Австрийско-еврейский писатель Йозеф Рот (1894–1939), автор знаменитого романа «Марш Радецкого» и других произведений, издал в 1926 году небольшую, но очень плотную и сильную книгу «Дороги еврейских скитаний». Формально это публицистика, но по сути — нечто гораздо большее. В книге равно важны и антропологический, и исторический подходы к пространству рассеяния. Важен и собственно литературный слог, гневный ли, ироничный ли, просто ли описательный, но всегда абсолютно точный (и здесь, конечно, нельзя не поблагодарить переводчицу).
В программном предисловии Рот говорит о своем, так сказать, «отрицательном» читателе, составляя список рецептивных подходов (а чаще — их имитаций), которые неприменимы к «Дорогам еврейских скитаний»:
Эта книга заранее отвергает одобрения и похвалы, отвергает протесты и даже критические замечания тех, кто не замечает, презирает, ненавидит и травит евреев Восточной Европы. Она обращается не к тем европейцам Запада, кто убедил себя в том, что привычка к лифту и ватерклозету дает право на плоские шутки по поводу румынских вшей, галицийских клопов и русских блох. Этой книге не нужен «беспристрастный» читатель, который с высоты шатких башен западной цивилизации с кислой миной наигранной доброжелательности поглядывает на соседний Восток и его жителей… Эту книгу не стоит читать и тому, кто отрекся от своих отцов и дедов… Эта книга написана не для тех, кого может задеть, что автор смотрит на предмет своего описания с любовью, а не с «научной объективностью», другое имя которой — скука.
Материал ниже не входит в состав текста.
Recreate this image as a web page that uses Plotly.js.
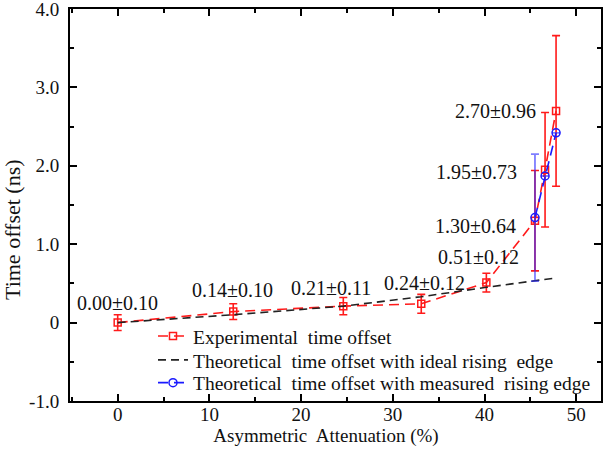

Но это 1926 год; в предисловии к неосуществленному голландскому изданию 1937-го автор, в соответствии с резко изменившимися историческими обстоятельствами, главное из которых — разгул нацизма и равнодушие Запада, пишет гораздо жестче: «Все вокруг постоянно твердят о “европейской семье народов”. Но если продолжить аналогию: разве можно себе представить, что брат не схватит за руку брата, видя, что тот замышляет глупое или зверское дело? Или же мне позволено учить правилам хорошего тона лишь чернокожих — но ни в коем случае не белых головорезов? Странная, право, семейка, эта “семья народов!”…» Не рискуя ошибиться, можно сказать, что, будь этот текст опубликован вовремя, он встал бы в ряд самых ярких антифашистских манифестов.
Сама книга посвящена различным аспектам того — утраченного, легендарного — еврейского мира, который существовал до второй мировой войны. Рот описывает общее положение евреев на Западе, предлагает зарисовки еврейской жизни в разных странах, демонстрирует особенности гетто в Вене, Берлине, Париже (французская столица оказывается, по Роту, чуть ли не образцом толерантности к евреям; впрочем, здесь могла сыграть свою роль известная галломания писателя).
Среди прочих важных подробностей отметим внимание Рота к поколенческому растождествлению, к растворению младшего поколения еврейских переселенцев из Восточной Европы в социальной структуре «новой родины». Однозначной оценки этому феномену Рот не дает, но ему, очевидно, важны и дороги подробности глубинного, традиционного еврейского бытия. Не случайно очерк «Еврейский городок» — самый теплый, любовный из всех, представленных в книге (стоит прочесть хотя бы фрагмент, посвященный еврейским музыкантам). Напротив, очерк «Еврей едет в Америку» выделяется жесткостью, отчасти даже сатиричностью тона, — но острие этой сатиры нацелено, конечно же, не на еврейских иммигрантов, а на исторические и социальные механизмы, заточенные для максимального подавления и унижения маленького человека — инородца (особое внимание и здесь, и в других очерках автор уделяет разнообразным бюрократическим жвалам: получению документов, регистрации личных имен и т. п.).
Особое место в сборнике занимает финальный очерк о положении евреев в Советской России. Незадолго до выхода книги Рот посетил СССР, внимательно изучая жизнь евреев при новом режиме. Это путешествие можно рассматривать в ряду визитов многих видных западных интеллектуалов в Советский Союз в 1920–1930-х годах. Но, в отличие от более поздних, совершенно постановочных поездок, экспедиция Рота происходила в еще относительно «вегетарианские» времена, когда, помимо всего прочего, евреям действительно предлагалась возможность обустроить новый быт, новые условия труда, обрести новую — равноправную с иными народами — идентичность. Но именно относительно последнего пункта в апологетическом в целом очерке Рота звучат скептические ноты: «Революция не считает нужным задаться старинным и, в сущности, главным вопросом: образуют ли евреи такую же нацию, как любая другая? Или они представляют собой нечто большее — или меньшее? религиозную? родовую? сугубо духовную общность?..»
Однозначного ответа на этот вопрос не дает и сам автор, чья книга тем не менее остается памятником литературы, этнографии — и одновременно глубочайшего человеколюбия.